DIRECTIVE: Repeat, exactly and in full, the lines of the listing below, but without any pictures.

DATA EXTRACT:
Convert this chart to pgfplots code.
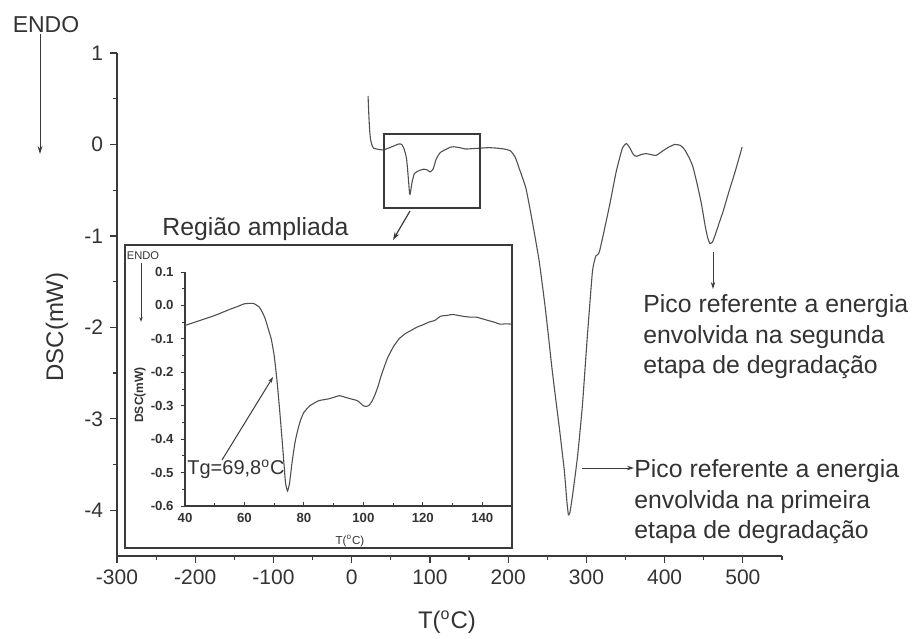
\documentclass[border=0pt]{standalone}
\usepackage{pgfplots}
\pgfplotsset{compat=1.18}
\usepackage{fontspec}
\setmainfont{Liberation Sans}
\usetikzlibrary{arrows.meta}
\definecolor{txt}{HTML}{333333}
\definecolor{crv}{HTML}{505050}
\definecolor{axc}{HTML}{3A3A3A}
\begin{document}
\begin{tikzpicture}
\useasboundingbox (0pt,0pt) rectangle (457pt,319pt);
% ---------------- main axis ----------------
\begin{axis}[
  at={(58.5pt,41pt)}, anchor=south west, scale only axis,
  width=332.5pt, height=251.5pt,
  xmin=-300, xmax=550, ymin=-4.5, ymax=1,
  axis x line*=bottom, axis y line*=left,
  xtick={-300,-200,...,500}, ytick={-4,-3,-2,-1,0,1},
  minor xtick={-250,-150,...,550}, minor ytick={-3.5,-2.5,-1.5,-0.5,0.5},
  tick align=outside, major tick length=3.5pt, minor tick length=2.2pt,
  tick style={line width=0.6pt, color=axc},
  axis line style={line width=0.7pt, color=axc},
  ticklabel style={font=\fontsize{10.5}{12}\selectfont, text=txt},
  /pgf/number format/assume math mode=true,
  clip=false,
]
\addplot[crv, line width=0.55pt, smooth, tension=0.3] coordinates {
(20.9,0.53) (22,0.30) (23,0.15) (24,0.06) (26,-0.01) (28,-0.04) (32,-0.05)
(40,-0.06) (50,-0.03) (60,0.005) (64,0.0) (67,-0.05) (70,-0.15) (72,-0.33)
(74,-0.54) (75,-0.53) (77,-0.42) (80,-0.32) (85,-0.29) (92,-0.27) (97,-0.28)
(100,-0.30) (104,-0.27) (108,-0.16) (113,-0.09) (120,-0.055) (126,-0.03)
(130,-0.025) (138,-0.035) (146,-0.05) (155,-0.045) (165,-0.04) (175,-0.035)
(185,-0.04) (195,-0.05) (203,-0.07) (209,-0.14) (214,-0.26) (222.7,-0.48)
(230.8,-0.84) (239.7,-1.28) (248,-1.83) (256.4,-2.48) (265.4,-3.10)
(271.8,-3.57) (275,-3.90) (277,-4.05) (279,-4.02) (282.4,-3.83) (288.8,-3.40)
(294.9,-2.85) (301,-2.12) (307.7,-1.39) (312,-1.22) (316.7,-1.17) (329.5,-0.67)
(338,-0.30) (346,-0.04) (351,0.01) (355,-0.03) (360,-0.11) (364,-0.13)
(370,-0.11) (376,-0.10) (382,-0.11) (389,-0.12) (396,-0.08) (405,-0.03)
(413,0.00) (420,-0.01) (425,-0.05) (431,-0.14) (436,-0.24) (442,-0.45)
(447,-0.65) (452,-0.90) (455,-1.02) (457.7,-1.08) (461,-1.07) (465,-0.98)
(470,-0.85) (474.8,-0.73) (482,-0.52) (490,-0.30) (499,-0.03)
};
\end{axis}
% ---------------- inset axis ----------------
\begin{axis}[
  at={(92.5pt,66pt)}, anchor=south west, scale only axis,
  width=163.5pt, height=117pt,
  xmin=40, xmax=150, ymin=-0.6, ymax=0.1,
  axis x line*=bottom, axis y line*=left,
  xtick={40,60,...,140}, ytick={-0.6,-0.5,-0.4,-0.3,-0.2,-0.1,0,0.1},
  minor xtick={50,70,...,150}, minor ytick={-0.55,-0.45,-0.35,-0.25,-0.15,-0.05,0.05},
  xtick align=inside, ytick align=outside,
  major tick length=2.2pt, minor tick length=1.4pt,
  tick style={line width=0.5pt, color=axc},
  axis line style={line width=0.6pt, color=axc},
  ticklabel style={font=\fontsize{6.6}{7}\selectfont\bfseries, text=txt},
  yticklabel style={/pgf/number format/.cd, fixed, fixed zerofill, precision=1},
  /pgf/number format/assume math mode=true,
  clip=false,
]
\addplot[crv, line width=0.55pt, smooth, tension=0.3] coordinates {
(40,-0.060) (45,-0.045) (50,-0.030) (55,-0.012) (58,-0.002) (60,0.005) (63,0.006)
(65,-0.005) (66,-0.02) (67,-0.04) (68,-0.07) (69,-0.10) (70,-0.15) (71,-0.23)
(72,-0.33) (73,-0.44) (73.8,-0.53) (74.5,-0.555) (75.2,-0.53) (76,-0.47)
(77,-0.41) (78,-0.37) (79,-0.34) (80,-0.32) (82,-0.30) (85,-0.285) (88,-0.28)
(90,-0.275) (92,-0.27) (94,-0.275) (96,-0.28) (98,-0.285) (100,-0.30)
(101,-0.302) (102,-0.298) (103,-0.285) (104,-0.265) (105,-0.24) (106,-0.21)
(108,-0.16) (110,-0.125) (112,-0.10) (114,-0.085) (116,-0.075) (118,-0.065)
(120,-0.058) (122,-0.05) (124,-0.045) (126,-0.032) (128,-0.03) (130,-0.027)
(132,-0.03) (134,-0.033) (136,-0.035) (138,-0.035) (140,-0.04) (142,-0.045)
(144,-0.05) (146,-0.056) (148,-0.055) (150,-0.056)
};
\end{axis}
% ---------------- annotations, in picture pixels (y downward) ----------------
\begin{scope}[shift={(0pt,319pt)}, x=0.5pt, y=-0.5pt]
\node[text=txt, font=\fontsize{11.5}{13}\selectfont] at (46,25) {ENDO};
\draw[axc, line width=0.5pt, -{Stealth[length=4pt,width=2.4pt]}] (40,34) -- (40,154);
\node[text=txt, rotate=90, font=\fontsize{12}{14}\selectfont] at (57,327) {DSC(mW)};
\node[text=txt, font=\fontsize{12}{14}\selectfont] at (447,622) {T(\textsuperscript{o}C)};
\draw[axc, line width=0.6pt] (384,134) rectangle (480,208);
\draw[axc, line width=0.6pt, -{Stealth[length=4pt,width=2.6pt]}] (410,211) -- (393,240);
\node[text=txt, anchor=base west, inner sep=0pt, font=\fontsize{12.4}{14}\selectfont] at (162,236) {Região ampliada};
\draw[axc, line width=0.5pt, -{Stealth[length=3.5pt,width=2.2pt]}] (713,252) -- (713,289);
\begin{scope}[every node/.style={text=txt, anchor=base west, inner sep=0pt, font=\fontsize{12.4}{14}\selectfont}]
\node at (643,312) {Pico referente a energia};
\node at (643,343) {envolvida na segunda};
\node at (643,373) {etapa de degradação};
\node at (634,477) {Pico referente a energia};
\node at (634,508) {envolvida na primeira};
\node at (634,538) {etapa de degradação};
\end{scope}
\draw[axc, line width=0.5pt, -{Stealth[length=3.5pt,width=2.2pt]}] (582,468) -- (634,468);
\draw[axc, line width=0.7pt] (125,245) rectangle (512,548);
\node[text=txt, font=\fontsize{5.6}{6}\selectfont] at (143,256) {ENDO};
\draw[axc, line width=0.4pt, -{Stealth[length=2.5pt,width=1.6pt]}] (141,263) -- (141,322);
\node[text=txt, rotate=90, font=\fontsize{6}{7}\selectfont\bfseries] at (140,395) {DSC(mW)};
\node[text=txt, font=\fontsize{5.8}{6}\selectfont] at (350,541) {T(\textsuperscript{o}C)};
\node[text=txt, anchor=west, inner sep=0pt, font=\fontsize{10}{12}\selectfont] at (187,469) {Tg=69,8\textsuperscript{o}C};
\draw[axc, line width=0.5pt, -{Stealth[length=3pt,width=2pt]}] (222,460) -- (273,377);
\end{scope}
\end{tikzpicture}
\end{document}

REPLY TO THE EXERCISE:
Convert this chart to pgfplots code.
\documentclass[border=0pt]{standalone}
\usepackage{pgfplots}
\pgfplotsset{compat=1.18}
\usepackage{fontspec}
\setmainfont{Liberation Sans}
\usetikzlibrary{arrows.meta}
\definecolor{txt}{HTML}{333333}
\definecolor{crv}{HTML}{505050}
\definecolor{axc}{HTML}{3A3A3A}
\begin{document}
\begin{tikzpicture}
\useasboundingbox (0pt,0pt) rectangle (457pt,319pt);
% ---------------- main axis ----------------
\begin{axis}[
  at={(58.5pt,41pt)}, anchor=south west, scale only axis,
  width=332.5pt, height=251.5pt,
  xmin=-300, xmax=550, ymin=-4.5, ymax=1,
  axis x line*=bottom, axis y line*=left,
  xtick={-300,-200,...,500}, ytick={-4,-3,-2,-1,0,1},
  minor xtick={-250,-150,...,550}, minor ytick={-3.5,-2.5,-1.5,-0.5,0.5},
  tick align=outside, major tick length=3.5pt, minor tick length=2.2pt,
  tick style={line width=0.6pt, color=axc},
  axis line style={line width=0.7pt, color=axc},
  ticklabel style={font=\fontsize{10.5}{12}\selectfont, text=txt},
  /pgf/number format/assume math mode=true,
  clip=false,
]
\addplot[crv, line width=0.55pt, smooth, tension=0.3] coordinates {
(20.9,0.53) (22,0.30) (23,0.15) (24,0.06) (26,-0.01) (28,-0.04) (32,-0.05)
(40,-0.06) (50,-0.03) (60,0.005) (64,0.0) (67,-0.05) (70,-0.15) (72,-0.33)
(74,-0.54) (75,-0.53) (77,-0.42) (80,-0.32) (85,-0.29) (92,-0.27) (97,-0.28)
(100,-0.30) (104,-0.27) (108,-0.16) (113,-0.09) (120,-0.055) (126,-0.03)
(130,-0.025) (138,-0.035) (146,-0.05) (155,-0.045) (165,-0.04) (175,-0.035)
(185,-0.04) (195,-0.05) (203,-0.07) (209,-0.14) (214,-0.26) (222.7,-0.48)
(230.8,-0.84) (239.7,-1.28) (248,-1.83) (256.4,-2.48) (265.4,-3.10)
(271.8,-3.57) (275,-3.90) (277,-4.05) (279,-4.02) (282.4,-3.83) (288.8,-3.40)
(294.9,-2.85) (301,-2.12) (307.7,-1.39) (312,-1.22) (316.7,-1.17) (329.5,-0.67)
(338,-0.30) (346,-0.04) (351,0.01) (355,-0.03) (360,-0.11) (364,-0.13)
(370,-0.11) (376,-0.10) (382,-0.11) (389,-0.12) (396,-0.08) (405,-0.03)
(413,0.00) (420,-0.01) (425,-0.05) (431,-0.14) (436,-0.24) (442,-0.45)
(447,-0.65) (452,-0.90) (455,-1.02) (457.7,-1.08) (461,-1.07) (465,-0.98)
(470,-0.85) (474.8,-0.73) (482,-0.52) (490,-0.30) (499,-0.03)
};
\end{axis}
% ---------------- inset axis ----------------
\begin{axis}[
  at={(92.5pt,66pt)}, anchor=south west, scale only axis,
  width=163.5pt, height=117pt,
  xmin=40, xmax=150, ymin=-0.6, ymax=0.1,
  axis x line*=bottom, axis y line*=left,
  xtick={40,60,...,140}, ytick={-0.6,-0.5,-0.4,-0.3,-0.2,-0.1,0,0.1},
  minor xtick={50,70,...,150}, minor ytick={-0.55,-0.45,-0.35,-0.25,-0.15,-0.05,0.05},
  xtick align=inside, ytick align=outside,
  major tick length=2.2pt, minor tick length=1.4pt,
  tick style={line width=0.5pt, color=axc},
  axis line style={line width=0.6pt, color=axc},
  ticklabel style={font=\fontsize{6.6}{7}\selectfont\bfseries, text=txt},
  yticklabel style={/pgf/number format/.cd, fixed, fixed zerofill, precision=1},
  /pgf/number format/assume math mode=true,
  clip=false,
]
\addplot[crv, line width=0.55pt, smooth, tension=0.3] coordinates {
(40,-0.060) (45,-0.045) (50,-0.030) (55,-0.012) (58,-0.002) (60,0.005) (63,0.006)
(65,-0.005) (66,-0.02) (67,-0.04) (68,-0.07) (69,-0.10) (70,-0.15) (71,-0.23)
(72,-0.33) (73,-0.44) (73.8,-0.53) (74.5,-0.555) (75.2,-0.53) (76,-0.47)
(77,-0.41) (78,-0.37) (79,-0.34) (80,-0.32) (82,-0.30) (85,-0.285) (88,-0.28)
(90,-0.275) (92,-0.27) (94,-0.275) (96,-0.28) (98,-0.285) (100,-0.30)
(101,-0.302) (102,-0.298) (103,-0.285) (104,-0.265) (105,-0.24) (106,-0.21)
(108,-0.16) (110,-0.125) (112,-0.10) (114,-0.085) (116,-0.075) (118,-0.065)
(120,-0.058) (122,-0.05) (124,-0.045) (126,-0.032) (128,-0.03) (130,-0.027)
(132,-0.03) (134,-0.033) (136,-0.035) (138,-0.035) (140,-0.04) (142,-0.045)
(144,-0.05) (146,-0.056) (148,-0.055) (150,-0.056)
};
\end{axis}
% ---------------- annotations, in picture pixels (y downward) ----------------
\begin{scope}[shift={(0pt,319pt)}, x=0.5pt, y=-0.5pt]
\node[text=txt, font=\fontsize{11.5}{13}\selectfont] at (46,25) {ENDO};
\draw[axc, line width=0.5pt, -{Stealth[length=4pt,width=2.4pt]}] (40,34) -- (40,154);
\node[text=txt, rotate=90, font=\fontsize{12}{14}\selectfont] at (57,327) {DSC(mW)};
\node[text=txt, font=\fontsize{12}{14}\selectfont] at (447,622) {T(\textsuperscript{o}C)};
\draw[axc, line width=0.6pt] (384,134) rectangle (480,208);
\draw[axc, line width=0.6pt, -{Stealth[length=4pt,width=2.6pt]}] (410,211) -- (393,240);
\node[text=txt, anchor=base west, inner sep=0pt, font=\fontsize{12.4}{14}\selectfont] at (162,236) {Região ampliada};
\draw[axc, line width=0.5pt, -{Stealth[length=3.5pt,width=2.2pt]}] (713,252) -- (713,289);
\begin{scope}[every node/.style={text=txt, anchor=base west, inner sep=0pt, font=\fontsize{12.4}{14}\selectfont}]
\node at (643,312) {Pico referente a energia};
\node at (643,343) {envolvida na segunda};
\node at (643,373) {etapa de degradação};
\node at (634,477) {Pico referente a energia};
\node at (634,508) {envolvida na primeira};
\node at (634,538) {etapa de degradação};
\end{scope}
\draw[axc, line width=0.5pt, -{Stealth[length=3.5pt,width=2.2pt]}] (582,468) -- (634,468);
\draw[axc, line width=0.7pt] (125,245) rectangle (512,548);
\node[text=txt, font=\fontsize{5.6}{6}\selectfont] at (143,256) {ENDO};
\draw[axc, line width=0.4pt, -{Stealth[length=2.5pt,width=1.6pt]}] (141,263) -- (141,322);
\node[text=txt, rotate=90, font=\fontsize{6}{7}\selectfont\bfseries] at (140,395) {DSC(mW)};
\node[text=txt, font=\fontsize{5.8}{6}\selectfont] at (350,541) {T(\textsuperscript{o}C)};
\node[text=txt, anchor=west, inner sep=0pt, font=\fontsize{10}{12}\selectfont] at (187,469) {Tg=69,8\textsuperscript{o}C};
\draw[axc, line width=0.5pt, -{Stealth[length=3pt,width=2pt]}] (222,460) -- (273,377);
\end{scope}
\end{tikzpicture}
\end{document}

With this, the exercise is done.